Mais pour beaucoup, la solution serait à chercher dans une méthode alternative de validation des transaction: la "proof of stake", ou "preuve de l'enjeu", adoptée par plusieurs cryptomonnaies plus confidentielles, comme Peercoin ou Cardano. Les transactions sont toujours chiffrées et inscrites dans une blockchain, mais pour les valider, pas besoin de faire tourner des machines énergivores pour résoudre des calculs. Les opérateurs sont autorisés à valider des transaction en échange d'une somme gelée sur un portefeuille spécifique, et sont récompensés en exonération de frais de transaction. C’est une autre méthode aussi sécurisée. Les validateurs ont tout intérêt à protéger l'intégrité du réseau pour ne pas perdre leur somme de départ.

Après sept ans de recherche et développement, la deuxième cryptomonnaie en capitalisation derrière le Bitcoin, l’Ether de la blockchain Ethereum, a annoncé le 18 mai 2021 son intention de passer de la preuve du travail à cette preuve de l’enjeu. Plusieurs fois repoussé, ce changement techniquement très risqué pour le réseau pourrait intervenir dans les prochains mois, aux alentours de l’été, a confirmé le cofondateur d’Ethereum Boris Vitalik  lors de l'événement Ethereum Denvers le 18 février dernier

De quoi réduire de 99,95% la consommation d’énergie de cette crypto, assure l’Ethereum Foundation. "La preuve de l’enjeu permettrait de consommer de 10 à 100 fois moins que la preuve de travail, salue Hugues Ferreboeuf. Même dans la fourchette basse, on tomberait dans quelque chose qui n’est plus hors de proportion."

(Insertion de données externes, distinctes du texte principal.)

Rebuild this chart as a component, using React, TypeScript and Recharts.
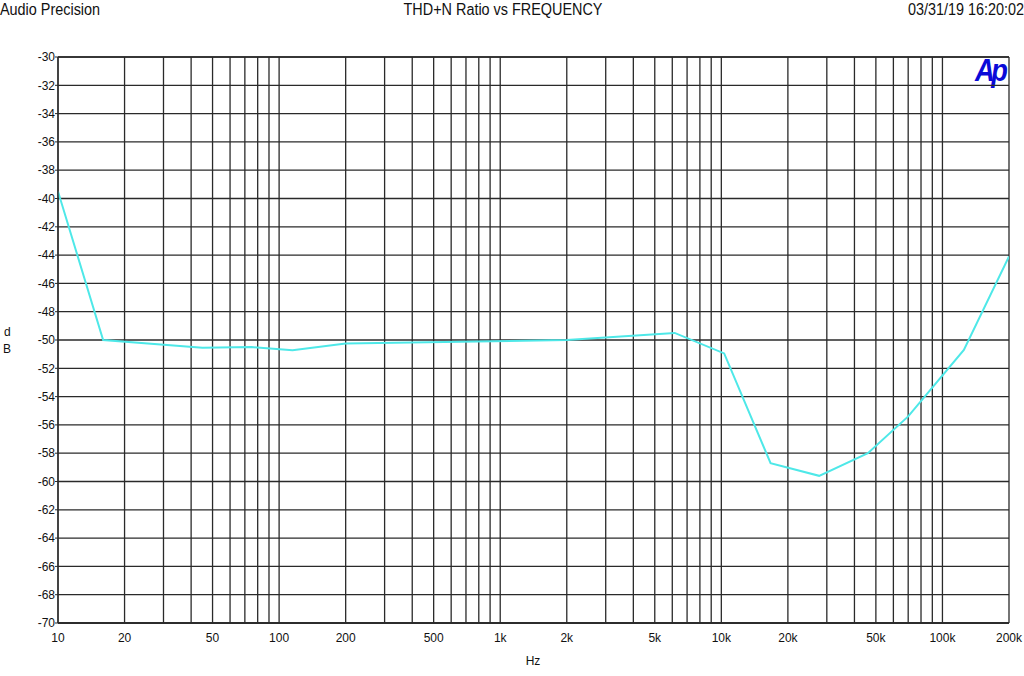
import React from "react";
import { LineChart, Line, XAxis, YAxis, CartesianGrid, ReferenceLine } from "recharts";

const freqs = [10, 16, 45, 75, 115, 200, 2000, 6150, 10300, 16700, 27700, 46000, 70000, 125000, 200000];
const thdn = [-39.5, -50.0, -50.55, -50.5, -50.72, -50.25, -50.0, -49.5, -50.95, -58.7, -59.6, -58.0, -55.4, -50.7, -44.1];

const xTicks = [10, 20, 50, 100, 200, 500, 1000, 2000, 5000, 10000, 20000, 50000, 100000, 200000];
const xGrid = [
  10, 20, 30, 40, 50, 60, 70, 80, 90,
  100, 200, 300, 400, 500, 600, 700, 800, 900,
  1000, 2000, 3000, 4000, 5000, 6000, 7000, 8000, 9000,
  10000, 20000, 30000, 40000, 50000, 60000, 70000, 80000, 90000,
  100000, 200000,
];
const yTicks = [-30, -32, -34, -36, -38, -40, -42, -44, -46, -48, -50, -52, -54, -56, -58, -60, -62, -64, -66, -68, -70];
const yMinorTicks = Array.from({ length: 101 }, (_, i) => -30 - i * 0.4);

const data = freqs.map((f, i) => ({ f, v: thdn[i] }));

const FONT = "'Liberation Sans', Arial, sans-serif";
const GRID = "#2a2a2a";

const fmtX = (v: number) => (v >= 1000 ? `${v / 1000}k` : `${v}`);

const head: React.CSSProperties = {
  position: "absolute",
  top: 0,
  fontSize: 16,
  lineHeight: "20px",
  color: "#111",
  whiteSpace: "nowrap",
};

export default function App() {
  return (
    <div style={{ position: "absolute", left: 0, top: 0, width: 1024, height: 676, background: "#fff", fontFamily: FONT, overflow: "hidden" }}>
      <div style={{ ...head, left: 0, transform: "scaleX(0.9)", transformOrigin: "left center" }}>Audio Precision</div>
      <div style={{ ...head, left: 0, width: 1006, textAlign: "center", transform: "scaleX(0.9)", transformOrigin: "503px 10px" }}>THD+N Ratio vs FREQUENCY</div>
      <div style={{ ...head, right: 0, transform: "scaleX(0.9)", transformOrigin: "right center" }}>03/31/19 16:20:02</div>
      <div style={{ position: "absolute", left: 4, top: 324, fontSize: 12, lineHeight: "16px", color: "#111" }}>d</div>
      <div style={{ position: "absolute", left: 3, top: 341, fontSize: 12, lineHeight: "16px", color: "#111" }}>B</div>
      <div style={{ position: "absolute", left: 0, width: 1066, top: 653, textAlign: "center", fontSize: 12, lineHeight: "16px", color: "#111" }}>Hz</div>
      <div style={{ position: "absolute", left: 975, top: 52, fontSize: 32, lineHeight: "36px", fontWeight: 900, fontStyle: "italic", color: "#0a0ad8", letterSpacing: -4, fontFamily: "'Liberation Sans', Arial, sans-serif", transform: "scaleX(0.85)", transformOrigin: "left center" }}>Ap</div>
      <LineChart width={1024} height={676} data={data} margin={{ top: 57, right: 15, bottom: 0, left: 0 }}>
        <CartesianGrid vertical={false} stroke={GRID} strokeWidth={1.3} />
        {xGrid.map((g) => (
          <ReferenceLine key={g} x={g} stroke={GRID} strokeWidth={1.3} ifOverflow="extendDomain" />
        ))}
        <XAxis
          dataKey="f"
          type="number"
          scale="log"
          domain={[10, 200000]}
          ticks={xTicks}
          tickFormatter={fmtX}
          height={53}
          axisLine={{ stroke: GRID, strokeWidth: 1.3 }}
          tickLine={false}
          tick={{ fill: "#111", fontSize: 12, fontFamily: FONT, dy: 2 }}
          allowDataOverflow
        />
        <YAxis
          type="number"
          domain={[-70, -30]}
          ticks={yTicks}
          width={58}
          interval={0}
          axisLine={{ stroke: GRID, strokeWidth: 1.3 }}
          tickLine={{ stroke: GRID }}
          tickSize={3}
          tick={{ fill: "#111", fontSize: 12, fontFamily: FONT, dx: 2 }}
          allowDataOverflow
        />
        <YAxis
          yAxisId="minor"
          type="number"
          domain={[-70, -30]}
          ticks={yMinorTicks}
          interval={0}
          mirror
          width={0}
          axisLine={false}
          tick={false}
          tickLine={{ stroke: GRID, strokeWidth: 1 }}
          tickSize={5}
          allowDataOverflow
        />
        <ReferenceLine y={-30} stroke={GRID} strokeWidth={1.3} />
        <ReferenceLine y={-70} stroke={GRID} strokeWidth={1.3} />
        <Line
          type="linear"
          dataKey="v"
          stroke="#4ee8e8"
          strokeWidth={2}
          dot={false}
          isAnimationActive={false}
        />
      </LineChart>
    </div>
  );
}
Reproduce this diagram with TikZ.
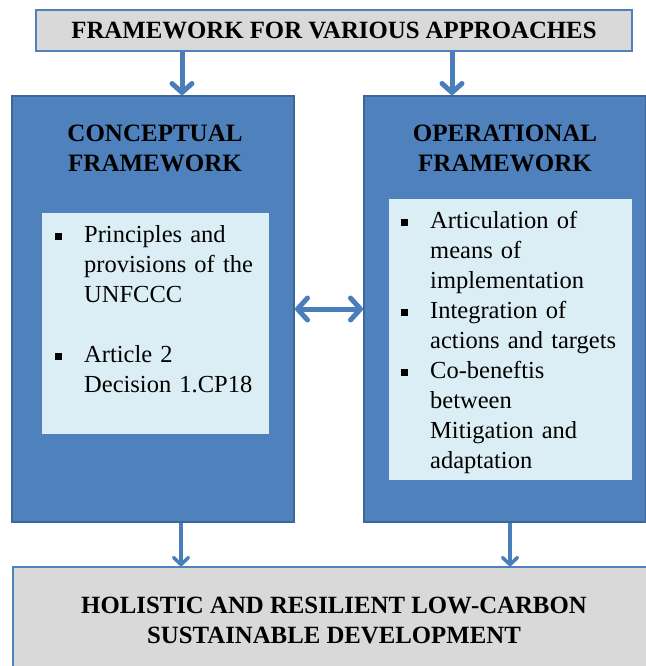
\documentclass[tikz,border=0pt]{standalone}
\usepackage{fontspec}
\setmainfont{Liberation Serif}
\usetikzlibrary{arrows.meta, positioning, calc}
\definecolor{cblue}{HTML}{4F81BD}
\definecolor{cblueline}{HTML}{3B679A}
\definecolor{clight}{HTML}{DCEEF5}
\definecolor{cgrey}{HTML}{D9D9D9}
\definecolor{carrow}{HTML}{4A7EBB}
\newcommand{\listfont}{\fontsize{24.5}{30}\selectfont}
\newcommand{\headfont}{\fontsize{24.8}{30}\selectfont\bfseries}
\newcommand{\sqitem}{\noindent\hangindent=29pt\hangafter=1\makebox[29pt][l]{\rule[2.5pt]{7pt}{7pt}}}
\tikzset{
  every picture/.style={x=1pt, y=-1pt},
  panel/.style={draw=cblueline, fill=cblue, line width=2pt, minimum width=282pt, minimum height=426pt},
  listbox/.style={fill=clight, draw=none},
  header/.style={draw=cblue, fill=cgrey, line width=1.5pt, font=\headfont, align=center},
  title/.style={font=\fontsize{25}{30}\selectfont\bfseries, text width=260pt, align=center, inner sep=0pt, anchor=base},
  items/.style={font=\listfont, inner sep=0pt, anchor=base west},
  bigarrow/.style={-{Straight Barb[length=9pt, width=20pt, round]}, draw=carrow, line width=5pt},
  smallarrow/.style={-{Straight Barb[length=7pt, width=15pt, round]}, draw=carrow, line width=3.5pt},
  twoway/.style={{Straight Barb[length=10pt, width=22pt, round]}-{Straight Barb[length=10pt, width=22pt, round]}, draw=carrow, line width=5pt},
}

\begin{document}
\begin{tikzpicture}
  \useasboundingbox (0,0) rectangle (645,666);
  % boxes
  \node[header, minimum width=596pt, minimum height=41pt] (top) at (334,30.5) {FRAMEWORK FOR VARIOUS APPROACHES};
  \node[panel] (concept) at (153,309) {};
  \node[panel] (oper) at (505,309) {};
  \node[listbox, minimum width=227pt, minimum height=221pt] (clist) at (155.5,323.5) {};
  \node[listbox, minimum width=243pt, minimum height=281pt] (olist) at (510.5,339.5) {};
  \node[header, minimum width=642pt, minimum height=106pt] (goal) at (334,620) {HOLISTIC AND RESILIENT LOW-CARBON\\SUSTAINABLE DEVELOPMENT};

  % texts
  \node[title] (ctitle) at (155,141.5) {CONCEPTUAL\\FRAMEWORK};
  \node[title] (otitle) at (505,141.5) {OPERATIONAL\\FRAMEWORK};
  \node[items, text width=212pt] (ctext) at (55,242) {%
    \sqitem Principles and\newline provisions of the\newline UNFCCC\par
    \vspace{30pt}
    \sqitem Article 2\newline Decision 1.CP18\par};
  \node[items, text width=231pt] (otext) at (401,228) {%
    \sqitem Articulation of\newline means of\newline implementation\par
    \sqitem Integration of\newline actions and targets\par
    \sqitem Co-beneftis\newline between\newline Mitigation and\newline adaptation\par};

  % arrows
  \coordinate (a1) at (182,0);
  \coordinate (a2) at (452,0);
  \coordinate (b1) at (181,0);
  \coordinate (b2) at (510,0);
  \draw[bigarrow] (top.south -| a1) -- (concept.north -| a1);
  \draw[bigarrow] (top.south -| a2) -- (oper.north -| a2);
  \draw[twoway] (concept.east) -- (oper.west);
  \draw[smallarrow] (concept.south -| b1) -- (goal.north -| b1);
  \draw[smallarrow] (oper.south -| b2) -- (goal.north -| b2);
\end{tikzpicture}
\end{document}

Alexandre Stachtchenko reste toutefois sceptique: "le proof of stake est encore à l’état expérimental. Il n’a pas encore été adopté par des crypto assez  importantes pour voir s'il marche à grande échelle. Je signe tout de suite pour un Bitcoin plus écolo, mais techniquement, aujourd’hui, ça n’existe pas. Le plus écolo est de consommer de l'énergie renouvelable et de consommer les surplus. Il faut faire le deuil, le Bitcoin est là pour rester."